Virgin‚ Delta‚ International Airlines Group (British Airways‚ Iberia‚ Aer Lingus)‚ Air Canada & Jet Blue are among the carriers that have banned shipping lion‚ leopard‚ elephant‚ rhinoceros & Cape buffalo trophies.
South African Airways and shipping giants UPS & Fed Ex have yet to do so.
Andrew Rowan‚ HSI president and CEO said‚ “By putting in place policies that prevent hunters from using their cargo holds to transport Africa’s wildlife‚ these airlines are sending a clear message to the trophy hunting industry that wild animals are worth much more alive than dead.

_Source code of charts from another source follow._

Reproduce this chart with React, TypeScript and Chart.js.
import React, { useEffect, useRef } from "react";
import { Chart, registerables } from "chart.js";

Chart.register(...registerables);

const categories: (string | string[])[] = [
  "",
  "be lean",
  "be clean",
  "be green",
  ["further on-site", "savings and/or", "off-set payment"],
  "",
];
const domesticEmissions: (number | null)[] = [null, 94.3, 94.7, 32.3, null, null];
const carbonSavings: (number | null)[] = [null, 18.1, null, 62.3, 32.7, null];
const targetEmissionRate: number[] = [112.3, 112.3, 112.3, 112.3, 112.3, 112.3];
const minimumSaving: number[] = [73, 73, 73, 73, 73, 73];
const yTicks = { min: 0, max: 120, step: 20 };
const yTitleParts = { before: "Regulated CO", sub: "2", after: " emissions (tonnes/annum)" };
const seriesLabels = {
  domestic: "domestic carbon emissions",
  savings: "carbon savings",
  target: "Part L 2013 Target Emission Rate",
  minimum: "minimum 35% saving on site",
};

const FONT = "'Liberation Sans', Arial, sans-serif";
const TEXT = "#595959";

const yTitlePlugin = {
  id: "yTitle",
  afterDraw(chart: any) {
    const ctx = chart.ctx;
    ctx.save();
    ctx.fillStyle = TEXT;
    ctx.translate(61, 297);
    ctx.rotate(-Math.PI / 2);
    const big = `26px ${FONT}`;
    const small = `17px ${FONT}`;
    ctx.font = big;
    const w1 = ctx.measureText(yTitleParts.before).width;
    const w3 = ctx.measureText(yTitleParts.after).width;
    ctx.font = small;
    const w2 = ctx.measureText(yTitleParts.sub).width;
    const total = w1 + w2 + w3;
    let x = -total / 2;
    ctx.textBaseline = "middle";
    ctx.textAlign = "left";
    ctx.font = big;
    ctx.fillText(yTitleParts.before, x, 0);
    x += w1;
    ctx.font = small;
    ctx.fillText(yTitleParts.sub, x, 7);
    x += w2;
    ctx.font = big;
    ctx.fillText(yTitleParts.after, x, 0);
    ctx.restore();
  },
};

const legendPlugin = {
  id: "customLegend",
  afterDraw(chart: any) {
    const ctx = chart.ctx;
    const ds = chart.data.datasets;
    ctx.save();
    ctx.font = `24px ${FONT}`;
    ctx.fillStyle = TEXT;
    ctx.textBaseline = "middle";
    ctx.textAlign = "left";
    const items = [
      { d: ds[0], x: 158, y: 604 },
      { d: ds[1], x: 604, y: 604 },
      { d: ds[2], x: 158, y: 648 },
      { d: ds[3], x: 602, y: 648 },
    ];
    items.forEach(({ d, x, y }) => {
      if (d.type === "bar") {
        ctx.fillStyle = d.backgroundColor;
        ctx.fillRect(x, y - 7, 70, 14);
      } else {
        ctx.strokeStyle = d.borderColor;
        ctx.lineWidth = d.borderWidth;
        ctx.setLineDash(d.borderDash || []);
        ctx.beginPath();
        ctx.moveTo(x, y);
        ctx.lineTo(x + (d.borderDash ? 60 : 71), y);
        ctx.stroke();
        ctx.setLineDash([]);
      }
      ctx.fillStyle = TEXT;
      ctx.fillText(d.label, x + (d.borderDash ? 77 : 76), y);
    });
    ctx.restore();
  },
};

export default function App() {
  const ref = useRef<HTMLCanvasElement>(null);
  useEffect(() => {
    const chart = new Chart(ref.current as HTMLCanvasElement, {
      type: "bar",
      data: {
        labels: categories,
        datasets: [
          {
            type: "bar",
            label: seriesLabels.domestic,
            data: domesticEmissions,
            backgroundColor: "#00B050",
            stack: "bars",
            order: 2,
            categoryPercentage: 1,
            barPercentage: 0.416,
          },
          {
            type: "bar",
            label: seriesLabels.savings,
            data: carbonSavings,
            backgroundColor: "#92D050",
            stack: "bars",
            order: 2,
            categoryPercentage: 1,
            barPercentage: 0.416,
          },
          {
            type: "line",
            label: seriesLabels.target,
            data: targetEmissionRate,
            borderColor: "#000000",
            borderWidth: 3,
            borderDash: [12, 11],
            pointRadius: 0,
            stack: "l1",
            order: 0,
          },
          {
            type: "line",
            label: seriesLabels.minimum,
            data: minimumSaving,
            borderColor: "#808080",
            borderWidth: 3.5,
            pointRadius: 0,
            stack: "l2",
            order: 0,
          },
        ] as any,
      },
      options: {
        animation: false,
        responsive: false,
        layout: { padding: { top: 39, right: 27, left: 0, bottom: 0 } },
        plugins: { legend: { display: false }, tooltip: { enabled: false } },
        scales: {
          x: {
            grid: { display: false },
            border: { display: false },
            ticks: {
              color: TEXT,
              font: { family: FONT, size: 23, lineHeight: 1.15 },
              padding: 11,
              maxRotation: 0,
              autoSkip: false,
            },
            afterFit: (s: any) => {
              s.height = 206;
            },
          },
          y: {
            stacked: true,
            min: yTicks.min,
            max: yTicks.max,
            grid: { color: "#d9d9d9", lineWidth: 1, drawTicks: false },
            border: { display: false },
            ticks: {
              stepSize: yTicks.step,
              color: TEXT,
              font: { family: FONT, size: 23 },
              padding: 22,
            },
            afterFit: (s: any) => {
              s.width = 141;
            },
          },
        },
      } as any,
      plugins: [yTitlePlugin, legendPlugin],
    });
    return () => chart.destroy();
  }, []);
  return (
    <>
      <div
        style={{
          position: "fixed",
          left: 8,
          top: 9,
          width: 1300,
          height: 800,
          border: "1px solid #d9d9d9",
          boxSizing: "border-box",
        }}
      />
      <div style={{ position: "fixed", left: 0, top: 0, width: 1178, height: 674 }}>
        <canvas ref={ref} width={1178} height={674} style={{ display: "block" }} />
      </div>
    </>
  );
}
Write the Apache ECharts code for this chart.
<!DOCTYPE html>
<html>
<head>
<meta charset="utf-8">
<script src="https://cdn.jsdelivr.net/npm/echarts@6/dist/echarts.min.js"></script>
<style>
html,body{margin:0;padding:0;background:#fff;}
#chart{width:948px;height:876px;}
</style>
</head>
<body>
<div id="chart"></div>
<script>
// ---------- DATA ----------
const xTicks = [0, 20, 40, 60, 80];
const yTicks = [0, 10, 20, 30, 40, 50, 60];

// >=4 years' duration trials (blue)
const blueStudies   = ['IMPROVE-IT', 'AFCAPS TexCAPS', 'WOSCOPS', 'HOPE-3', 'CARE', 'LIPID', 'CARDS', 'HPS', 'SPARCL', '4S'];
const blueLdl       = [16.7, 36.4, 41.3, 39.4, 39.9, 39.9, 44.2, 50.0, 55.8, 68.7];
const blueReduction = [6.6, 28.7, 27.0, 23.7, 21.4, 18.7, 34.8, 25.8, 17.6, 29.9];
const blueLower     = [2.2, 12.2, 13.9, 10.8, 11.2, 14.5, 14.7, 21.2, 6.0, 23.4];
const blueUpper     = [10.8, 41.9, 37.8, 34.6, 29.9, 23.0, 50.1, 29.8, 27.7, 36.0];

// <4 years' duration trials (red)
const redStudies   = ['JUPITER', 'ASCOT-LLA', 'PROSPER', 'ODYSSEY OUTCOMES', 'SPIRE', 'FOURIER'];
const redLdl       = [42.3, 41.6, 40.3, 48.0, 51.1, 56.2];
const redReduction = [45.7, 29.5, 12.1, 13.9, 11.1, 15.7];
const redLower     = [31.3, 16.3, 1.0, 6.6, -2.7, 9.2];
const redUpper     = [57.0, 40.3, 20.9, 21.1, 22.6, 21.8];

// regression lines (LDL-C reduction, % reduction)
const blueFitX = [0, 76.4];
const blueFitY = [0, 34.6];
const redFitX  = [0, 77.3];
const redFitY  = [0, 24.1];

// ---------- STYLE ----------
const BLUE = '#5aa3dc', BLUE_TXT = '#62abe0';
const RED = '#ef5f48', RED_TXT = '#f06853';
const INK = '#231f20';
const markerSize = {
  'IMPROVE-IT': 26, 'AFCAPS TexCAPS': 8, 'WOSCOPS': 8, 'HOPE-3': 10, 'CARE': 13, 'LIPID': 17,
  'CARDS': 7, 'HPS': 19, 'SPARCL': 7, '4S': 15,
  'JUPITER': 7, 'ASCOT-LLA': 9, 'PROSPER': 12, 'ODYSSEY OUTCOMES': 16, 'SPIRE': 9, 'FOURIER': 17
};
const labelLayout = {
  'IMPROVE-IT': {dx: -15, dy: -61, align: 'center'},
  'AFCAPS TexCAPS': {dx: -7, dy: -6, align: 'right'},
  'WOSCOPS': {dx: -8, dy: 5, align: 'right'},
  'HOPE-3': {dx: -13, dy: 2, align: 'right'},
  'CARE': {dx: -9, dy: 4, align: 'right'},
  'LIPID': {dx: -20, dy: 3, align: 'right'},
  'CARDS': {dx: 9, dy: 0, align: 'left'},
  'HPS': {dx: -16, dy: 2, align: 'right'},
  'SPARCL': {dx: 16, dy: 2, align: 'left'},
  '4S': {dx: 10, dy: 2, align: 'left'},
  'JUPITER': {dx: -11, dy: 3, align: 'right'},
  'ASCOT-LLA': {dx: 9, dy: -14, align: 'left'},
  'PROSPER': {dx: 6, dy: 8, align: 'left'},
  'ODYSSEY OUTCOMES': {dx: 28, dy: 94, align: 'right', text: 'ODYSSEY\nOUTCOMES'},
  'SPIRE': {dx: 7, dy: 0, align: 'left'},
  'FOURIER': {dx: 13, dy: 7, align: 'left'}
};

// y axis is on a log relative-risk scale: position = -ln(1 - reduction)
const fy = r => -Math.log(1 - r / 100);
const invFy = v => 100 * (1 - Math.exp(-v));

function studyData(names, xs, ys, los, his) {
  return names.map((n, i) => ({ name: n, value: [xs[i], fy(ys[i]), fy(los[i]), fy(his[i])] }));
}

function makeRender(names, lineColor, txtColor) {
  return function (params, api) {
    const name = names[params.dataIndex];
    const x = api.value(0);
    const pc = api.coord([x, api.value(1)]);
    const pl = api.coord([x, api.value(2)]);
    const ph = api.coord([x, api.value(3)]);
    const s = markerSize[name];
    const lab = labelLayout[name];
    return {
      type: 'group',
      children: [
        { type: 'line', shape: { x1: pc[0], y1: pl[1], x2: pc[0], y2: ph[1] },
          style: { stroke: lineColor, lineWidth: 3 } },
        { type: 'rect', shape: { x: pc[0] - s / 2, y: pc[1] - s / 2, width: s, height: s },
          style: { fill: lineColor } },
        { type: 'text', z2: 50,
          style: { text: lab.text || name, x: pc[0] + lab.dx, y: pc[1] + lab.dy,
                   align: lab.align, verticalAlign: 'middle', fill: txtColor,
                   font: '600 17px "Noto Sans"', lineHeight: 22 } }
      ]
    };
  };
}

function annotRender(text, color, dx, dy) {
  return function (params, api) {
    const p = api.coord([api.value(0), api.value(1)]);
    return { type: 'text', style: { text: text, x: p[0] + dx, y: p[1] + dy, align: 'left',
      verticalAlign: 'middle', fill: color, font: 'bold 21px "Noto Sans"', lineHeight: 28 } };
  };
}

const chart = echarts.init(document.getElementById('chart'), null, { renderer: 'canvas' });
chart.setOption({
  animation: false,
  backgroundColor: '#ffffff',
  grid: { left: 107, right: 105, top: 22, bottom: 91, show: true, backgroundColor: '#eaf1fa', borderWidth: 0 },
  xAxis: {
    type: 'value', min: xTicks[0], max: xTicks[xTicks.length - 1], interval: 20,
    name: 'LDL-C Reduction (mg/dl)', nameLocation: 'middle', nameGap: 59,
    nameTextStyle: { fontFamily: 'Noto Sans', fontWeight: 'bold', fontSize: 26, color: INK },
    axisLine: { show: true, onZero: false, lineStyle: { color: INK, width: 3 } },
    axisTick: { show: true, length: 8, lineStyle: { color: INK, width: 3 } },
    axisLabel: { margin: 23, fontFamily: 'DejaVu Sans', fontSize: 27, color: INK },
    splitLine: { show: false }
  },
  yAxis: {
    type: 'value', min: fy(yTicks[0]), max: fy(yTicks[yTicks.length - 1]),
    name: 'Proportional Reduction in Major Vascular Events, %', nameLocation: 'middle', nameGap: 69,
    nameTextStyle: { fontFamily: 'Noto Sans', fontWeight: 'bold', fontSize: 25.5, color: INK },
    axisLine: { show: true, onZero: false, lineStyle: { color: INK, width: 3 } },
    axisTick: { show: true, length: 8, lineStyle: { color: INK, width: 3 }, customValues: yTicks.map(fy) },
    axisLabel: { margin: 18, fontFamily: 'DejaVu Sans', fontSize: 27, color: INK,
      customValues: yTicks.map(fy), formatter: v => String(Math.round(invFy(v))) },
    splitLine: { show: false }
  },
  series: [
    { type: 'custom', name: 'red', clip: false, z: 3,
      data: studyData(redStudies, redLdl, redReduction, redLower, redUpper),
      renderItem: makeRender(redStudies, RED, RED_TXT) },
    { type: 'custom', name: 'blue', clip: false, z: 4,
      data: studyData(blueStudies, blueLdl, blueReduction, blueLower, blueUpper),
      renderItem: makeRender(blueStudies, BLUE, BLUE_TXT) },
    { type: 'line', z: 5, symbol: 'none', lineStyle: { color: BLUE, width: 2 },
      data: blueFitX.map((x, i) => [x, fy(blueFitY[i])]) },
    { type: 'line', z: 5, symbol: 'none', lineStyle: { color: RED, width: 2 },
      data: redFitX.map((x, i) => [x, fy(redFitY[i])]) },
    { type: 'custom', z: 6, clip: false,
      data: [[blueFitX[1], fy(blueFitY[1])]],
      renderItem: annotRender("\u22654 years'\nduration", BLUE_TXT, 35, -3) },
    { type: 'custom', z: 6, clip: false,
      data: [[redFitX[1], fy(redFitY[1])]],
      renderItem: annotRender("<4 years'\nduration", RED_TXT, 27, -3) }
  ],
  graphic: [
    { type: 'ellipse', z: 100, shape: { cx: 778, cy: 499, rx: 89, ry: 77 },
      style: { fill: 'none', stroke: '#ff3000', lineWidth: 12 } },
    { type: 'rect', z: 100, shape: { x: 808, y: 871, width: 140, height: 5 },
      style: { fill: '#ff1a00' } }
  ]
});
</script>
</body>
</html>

“We urge all airlines to follow their lead and help save animals like Cecil the lion‚ brutally killed at the hands of a wealthy American hunter.
“As a native South African‚ I urge South African Airways to take a stance against trophy hunting and help bring investments in ecotourism – an investment that is proven to go much further than hunting.”
Wildlife-based ecotourism brought an estimated $34.2-billion in tourist receipts in 2013‚ according to a report by the World Tourism Organisation. Meanwhile a study of nine countries that offer trophy hunting found that‚ in 2011‚ tourism contributed‚ on average‚ 2.4% of gross domestic product (GDP)‚ & trophy hunting only 0.09% of GDP.
Following Cecil’s death‚ HSI contacted all 250 airlines requesting that they immediately stop the shipment of trophies of the African Big Five (lion‚ leopard‚ elephant‚ rhinoceros & Cape buffalo).
HSI said that 42 airlines now prohibited shipment of trophies from the African Big Five & other wildlife.
“There’s no doubt the news of Cecil definitely has altered the game plan for airlines,” said Chris Green, director of legislative affairs for the Animal Legal Defense Fund.
“Walter Palmer is from Minneapolis—the third largest hub in the U.S. for Delta. It’s not unthinkable to assume he would have chosen to carry a national treasure of Zimbabwe’s back to the state on a Delta plane.”
“Most people participate in these hunts to have the chance to bring their trophy home and brag about it—this is one more roadblock for them,” Chris added.
And even though, the world is waiting on South African Airways to make a difference, several lawmakers in America have already introduced bills to restrict wildlife trophy imports completely… now that the good stuff!